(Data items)

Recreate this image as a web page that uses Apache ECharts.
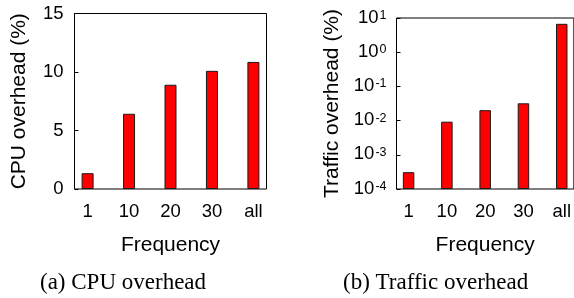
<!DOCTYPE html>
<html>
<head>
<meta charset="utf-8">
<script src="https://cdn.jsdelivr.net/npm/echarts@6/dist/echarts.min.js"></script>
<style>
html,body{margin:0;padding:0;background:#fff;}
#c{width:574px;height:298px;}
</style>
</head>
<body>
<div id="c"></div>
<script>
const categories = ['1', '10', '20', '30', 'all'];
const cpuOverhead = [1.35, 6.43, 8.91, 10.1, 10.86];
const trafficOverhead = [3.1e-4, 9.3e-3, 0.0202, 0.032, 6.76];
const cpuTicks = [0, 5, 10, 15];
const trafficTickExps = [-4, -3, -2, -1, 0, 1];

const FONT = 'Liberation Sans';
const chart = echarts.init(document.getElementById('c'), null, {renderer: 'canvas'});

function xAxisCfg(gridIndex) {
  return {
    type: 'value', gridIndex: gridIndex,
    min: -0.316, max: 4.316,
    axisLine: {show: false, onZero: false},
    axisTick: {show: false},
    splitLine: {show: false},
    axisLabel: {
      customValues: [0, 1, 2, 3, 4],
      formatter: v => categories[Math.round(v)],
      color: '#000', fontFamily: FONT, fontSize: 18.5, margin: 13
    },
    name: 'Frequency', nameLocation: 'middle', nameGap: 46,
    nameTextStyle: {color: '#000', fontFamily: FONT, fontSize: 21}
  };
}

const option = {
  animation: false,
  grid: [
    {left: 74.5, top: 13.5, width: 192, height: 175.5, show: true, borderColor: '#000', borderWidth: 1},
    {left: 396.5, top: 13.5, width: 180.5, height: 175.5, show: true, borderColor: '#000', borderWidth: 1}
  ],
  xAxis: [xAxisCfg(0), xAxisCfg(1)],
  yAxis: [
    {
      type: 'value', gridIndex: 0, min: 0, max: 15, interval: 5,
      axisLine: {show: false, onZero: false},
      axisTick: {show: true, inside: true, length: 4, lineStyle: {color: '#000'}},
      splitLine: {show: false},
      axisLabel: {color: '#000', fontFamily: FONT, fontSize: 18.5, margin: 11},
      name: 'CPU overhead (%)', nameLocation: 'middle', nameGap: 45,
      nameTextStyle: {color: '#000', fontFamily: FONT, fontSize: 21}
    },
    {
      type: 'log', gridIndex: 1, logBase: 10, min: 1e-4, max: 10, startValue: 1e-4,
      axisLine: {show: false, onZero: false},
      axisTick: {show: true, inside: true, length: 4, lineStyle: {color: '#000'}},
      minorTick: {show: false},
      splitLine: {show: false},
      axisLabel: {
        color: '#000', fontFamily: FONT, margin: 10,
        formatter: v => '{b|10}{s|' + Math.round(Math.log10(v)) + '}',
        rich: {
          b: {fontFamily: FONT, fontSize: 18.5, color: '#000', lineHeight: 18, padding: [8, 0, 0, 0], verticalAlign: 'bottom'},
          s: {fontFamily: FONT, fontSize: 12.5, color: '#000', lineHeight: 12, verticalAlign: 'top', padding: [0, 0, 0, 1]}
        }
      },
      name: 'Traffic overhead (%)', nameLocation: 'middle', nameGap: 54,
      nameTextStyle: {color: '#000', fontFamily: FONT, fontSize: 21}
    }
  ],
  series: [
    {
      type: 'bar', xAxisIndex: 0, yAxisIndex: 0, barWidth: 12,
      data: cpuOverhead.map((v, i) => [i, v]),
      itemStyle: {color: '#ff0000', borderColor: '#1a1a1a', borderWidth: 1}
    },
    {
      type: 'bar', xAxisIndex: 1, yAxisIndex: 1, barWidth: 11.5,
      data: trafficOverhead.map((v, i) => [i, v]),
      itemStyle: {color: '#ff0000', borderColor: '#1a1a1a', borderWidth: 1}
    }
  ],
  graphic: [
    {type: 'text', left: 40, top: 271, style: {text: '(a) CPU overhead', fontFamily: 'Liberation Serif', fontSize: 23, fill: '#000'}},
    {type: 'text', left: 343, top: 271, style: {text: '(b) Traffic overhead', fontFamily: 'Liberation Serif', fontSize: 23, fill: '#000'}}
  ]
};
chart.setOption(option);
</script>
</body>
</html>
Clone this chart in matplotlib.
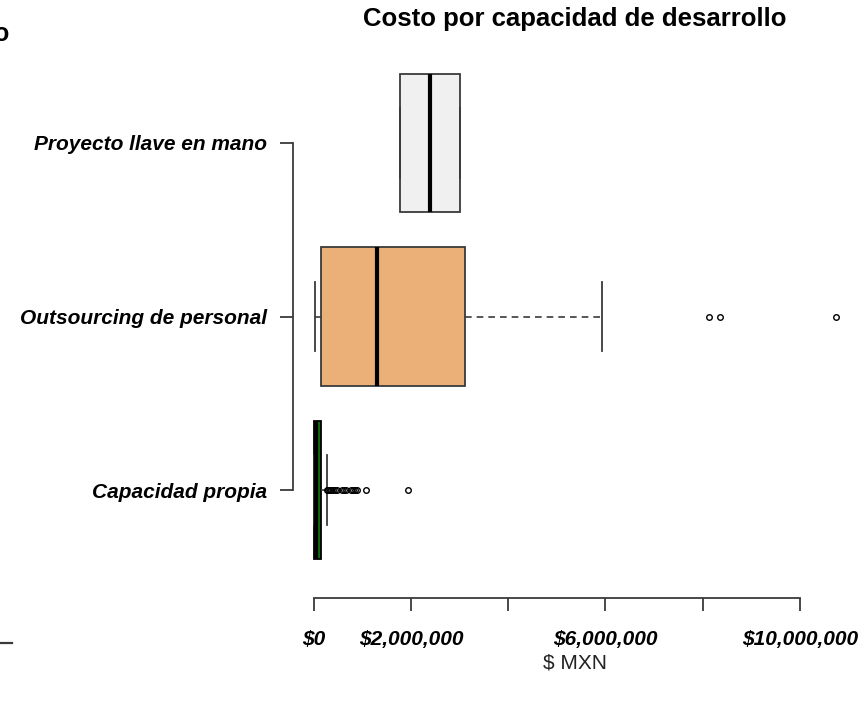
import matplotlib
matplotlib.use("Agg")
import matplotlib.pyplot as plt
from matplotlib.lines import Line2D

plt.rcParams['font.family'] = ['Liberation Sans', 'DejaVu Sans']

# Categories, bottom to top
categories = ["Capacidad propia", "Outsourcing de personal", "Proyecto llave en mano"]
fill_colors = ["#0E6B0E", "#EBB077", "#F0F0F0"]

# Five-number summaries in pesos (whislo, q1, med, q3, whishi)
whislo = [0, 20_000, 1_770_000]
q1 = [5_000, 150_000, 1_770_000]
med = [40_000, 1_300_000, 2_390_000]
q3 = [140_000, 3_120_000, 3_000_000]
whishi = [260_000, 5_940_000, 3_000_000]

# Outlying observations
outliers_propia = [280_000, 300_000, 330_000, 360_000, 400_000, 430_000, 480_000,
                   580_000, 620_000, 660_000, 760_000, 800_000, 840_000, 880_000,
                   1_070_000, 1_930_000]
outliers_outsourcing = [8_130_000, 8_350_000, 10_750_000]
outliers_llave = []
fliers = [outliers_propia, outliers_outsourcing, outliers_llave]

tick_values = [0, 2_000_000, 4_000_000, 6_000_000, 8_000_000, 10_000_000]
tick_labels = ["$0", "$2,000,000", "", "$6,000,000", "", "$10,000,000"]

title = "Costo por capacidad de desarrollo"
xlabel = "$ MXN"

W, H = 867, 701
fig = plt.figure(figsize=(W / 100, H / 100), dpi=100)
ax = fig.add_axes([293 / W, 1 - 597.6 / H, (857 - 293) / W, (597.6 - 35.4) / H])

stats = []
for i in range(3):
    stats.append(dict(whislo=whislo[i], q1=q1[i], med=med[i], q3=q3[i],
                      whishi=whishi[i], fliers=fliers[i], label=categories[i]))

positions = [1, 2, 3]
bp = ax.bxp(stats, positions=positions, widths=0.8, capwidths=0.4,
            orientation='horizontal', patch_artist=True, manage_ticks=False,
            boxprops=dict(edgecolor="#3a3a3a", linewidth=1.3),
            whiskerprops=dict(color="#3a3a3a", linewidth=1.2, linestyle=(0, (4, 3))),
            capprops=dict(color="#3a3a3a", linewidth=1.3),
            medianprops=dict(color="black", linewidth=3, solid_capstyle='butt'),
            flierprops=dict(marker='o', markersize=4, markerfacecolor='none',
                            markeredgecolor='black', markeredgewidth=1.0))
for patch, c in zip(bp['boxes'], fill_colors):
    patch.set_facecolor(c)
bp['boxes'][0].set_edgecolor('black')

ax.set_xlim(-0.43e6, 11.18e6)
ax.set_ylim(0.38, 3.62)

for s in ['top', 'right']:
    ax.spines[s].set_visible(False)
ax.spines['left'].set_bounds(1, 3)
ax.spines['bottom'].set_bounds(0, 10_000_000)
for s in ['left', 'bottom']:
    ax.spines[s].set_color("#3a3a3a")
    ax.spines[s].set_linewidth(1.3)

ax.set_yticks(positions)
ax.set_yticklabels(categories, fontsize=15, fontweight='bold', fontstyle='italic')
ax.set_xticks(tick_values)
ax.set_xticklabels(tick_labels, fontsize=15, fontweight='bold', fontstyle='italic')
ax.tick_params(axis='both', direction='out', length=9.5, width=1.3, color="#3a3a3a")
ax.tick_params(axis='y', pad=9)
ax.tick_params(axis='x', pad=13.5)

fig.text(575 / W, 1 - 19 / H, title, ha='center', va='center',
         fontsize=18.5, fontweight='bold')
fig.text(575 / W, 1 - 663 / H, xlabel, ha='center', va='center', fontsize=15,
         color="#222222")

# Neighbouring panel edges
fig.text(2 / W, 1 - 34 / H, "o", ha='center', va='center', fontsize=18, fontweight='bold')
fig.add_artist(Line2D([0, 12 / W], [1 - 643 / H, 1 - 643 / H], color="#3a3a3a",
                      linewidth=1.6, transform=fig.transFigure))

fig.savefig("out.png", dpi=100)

#### Work to do
Quote only what lies between the first line of the records and the line containing "const trafficTickExps = [-4, -3, -2, -1, 0, 1];", please, including both lines and excluding images.

#### Task result
Recreate this image as a web page that uses Apache ECharts.
<!DOCTYPE html>
<html>
<head>
<meta charset="utf-8">
<script src="https://cdn.jsdelivr.net/npm/echarts@6/dist/echarts.min.js"></script>
<style>
html,body{margin:0;padding:0;background:#fff;}
#c{width:574px;height:298px;}
</style>
</head>
<body>
<div id="c"></div>
<script>
const categories = ['1', '10', '20', '30', 'all'];
const cpuOverhead = [1.35, 6.43, 8.91, 10.1, 10.86];
const trafficOverhead = [3.1e-4, 9.3e-3, 0.0202, 0.032, 6.76];
const cpuTicks = [0, 5, 10, 15];
const trafficTickExps = [-4, -3, -2, -1, 0, 1];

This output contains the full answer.